Between Whiles is a collection of short stories by Helen Hunt Jackson, the American writer who lived from 1830 to 1885 and who is best known for her novel Ramona of 1884. The collection appeared in 1887, two years after her death, and gathered short fiction Jackson had been producing for various magazines during the previous decade alongside her better known nonfiction and her famous final novel.
The stories cover a wide range of American settings, reflecting Jackson’s own substantial travels during the years she was working as a writer. There are stories set in New England, where she had grown up in Amherst alongside Emily Dickinson. There are stories set in the West, particularly in Colorado where she lived for many years with her second husband. There are stories set in California, drawing on the research she had done for her Native American advocacy work. The collection gives a good sense of the range of her short fiction and of her particular ability to find drama in the ordinary lives of women of various ages and circumstances.

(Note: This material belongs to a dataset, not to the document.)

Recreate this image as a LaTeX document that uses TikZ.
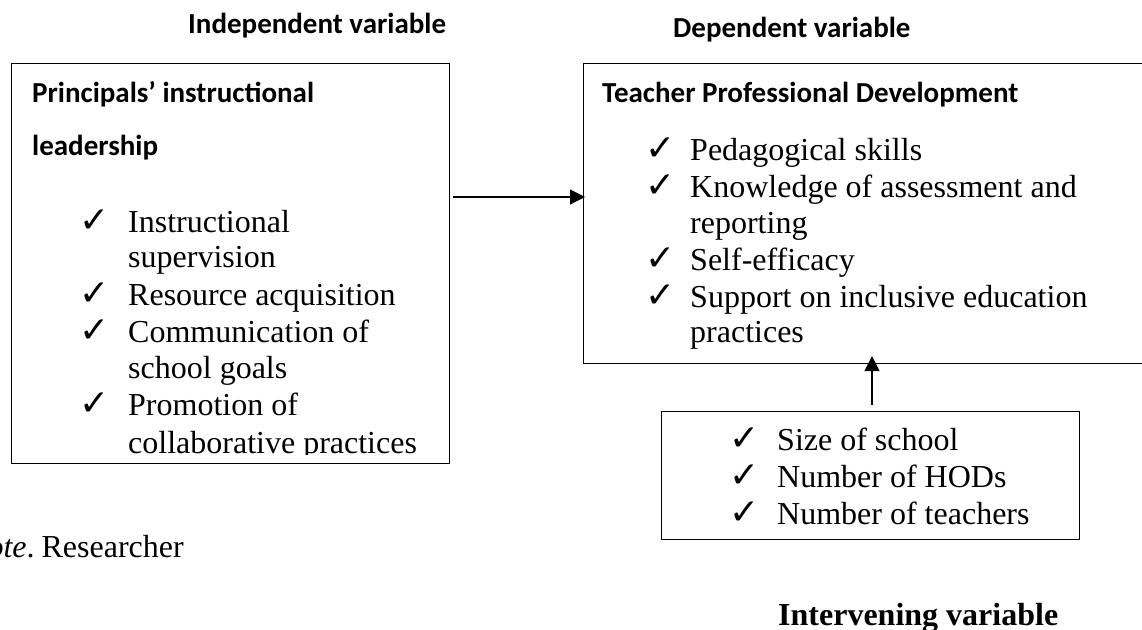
\documentclass[tikz,border=0pt]{standalone}
\usepackage{fontspec}
\setmainfont{Liberation Serif}
\newfontfamily\calfont{Carlito}
\newfontfamily\symfont{DejaVu Sans}
\usetikzlibrary{arrows.meta}
\tikzset{
  tnr/.style={font=\fontsize{32}{37}\selectfont, anchor=base west, inner sep=0pt},
  chk/.style={font=\symfont\bfseries\fontsize{36}{40}\selectfont, anchor=base west, inner sep=0pt, xshift=-3pt},
  hd/.style={font=\calfont\bfseries\fontsize{29}{33}\selectfont, anchor=base west, inner sep=0pt},
  boxframe/.style={draw, line width=1.1pt, anchor=north west, inner sep=0pt},
  conn/.style={line width=1.1pt, -{Triangle[length=15pt,width=15pt]}},
}
\begin{document}
\begin{tikzpicture}[x=1pt,y=-1pt]
\useasboundingbox (0,0) rectangle (1142,629);
\clip (0,0) rectangle (1142,629);

% headings
\node[hd] (hindep) at (188,33) {Independent variable};
\node[hd] (hdep) at (673,37) {Dependent variable};

% left box
\node[boxframe, minimum width=438pt, minimum height=400pt] (indep) at (11,63) {};
\node[hd] (t1) at (32,102) {Principals’ instructional};
\node[hd] (t2) at (32,155) {leadership};
\node[chk] (c1) at (82,232) {✓};
\node[tnr] (l1) at (128,232) {Instructional};
\node[tnr] (l2) at (128,267) {supervision};
\node[chk] (c2) at (82,305) {✓};
\node[tnr] (l3) at (128,305) {Resource acquisition};
\node[chk] (c3) at (82,342) {✓};
\node[tnr] (l4) at (128,342) {Communication of};
\node[tnr] (l5) at (128,378) {school goals};
\node[chk] (c4) at (82,415) {✓};
\node[tnr] (l6) at (128,415) {Promotion of};
\begin{scope}
\clip (12,64) rectangle (448,454);
\node[tnr] (l7) at (128,453) {collaborative practices};
\end{scope}

% right box
\node[boxframe, minimum width=600pt, minimum height=300pt] (dep) at (583,63) {};
\node[hd] (t3) at (602,102) {Teacher Professional Development};
\node[chk] (d1) at (648,160) {✓};
\node[tnr] (r1) at (690,160) {Pedagogical skills};
\node[chk] (d2) at (648,197) {✓};
\node[tnr] (r2) at (690,197) {Knowledge of assessment and};
\node[tnr] (r3) at (690,233) {reporting};
\node[chk] (d3) at (648,270) {✓};
\node[tnr] (r4) at (690,270) {Self-efficacy};
\node[chk] (d4) at (648,307) {✓};
\node[tnr] (r5) at (690,307) {Support on inclusive education};
\node[tnr] (r6) at (690,342) {practices};

% intervening box
\node[boxframe, minimum width=418pt, minimum height=128pt] (inter) at (661,411) {};
\node[chk] (e1) at (732,450) {✓};
\node[tnr] (i1) at (777,450) {Size of school};
\node[chk] (e2) at (732,487) {✓};
\node[tnr] (i2) at (777,487) {Number of HODs};
\node[chk] (e3) at (732,524) {✓};
\node[tnr] (i3) at (777,524) {Number of teachers};

% note and label
\node[tnr, anchor=base east] (note) at (184,557) {\textit{Note}.\hspace{7pt}Researcher};
\node[tnr, font=\bfseries\fontsize{32}{37}\selectfont] (hint) at (778,625) {Intervening variable};

% connectors
\coordinate (a1) at (453,197);
\coordinate (a2) at (872,405);
\draw[conn, shorten >=-2pt] (a1) -- (a1 -| dep.west);
\draw[conn, shorten >=-8pt] (a2) -- (a2 |- dep.south);
\end{tikzpicture}
\end{document}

Jackson’s short fiction is less famous than Ramona and the nonfiction Century of Dishonor, but it has its own quiet strengths. She was particularly good on the inner lives of women whose external circumstances offered limited dramatic possibility, and several of the stories in this collection are early examples of the kind of psychological realism that would become more common in later American women’s fiction.
The book runs about three hundred pages. For readers who have read Ramona and want more of Jackson’s work, this is one of the more accessible places to look for her shorter fiction.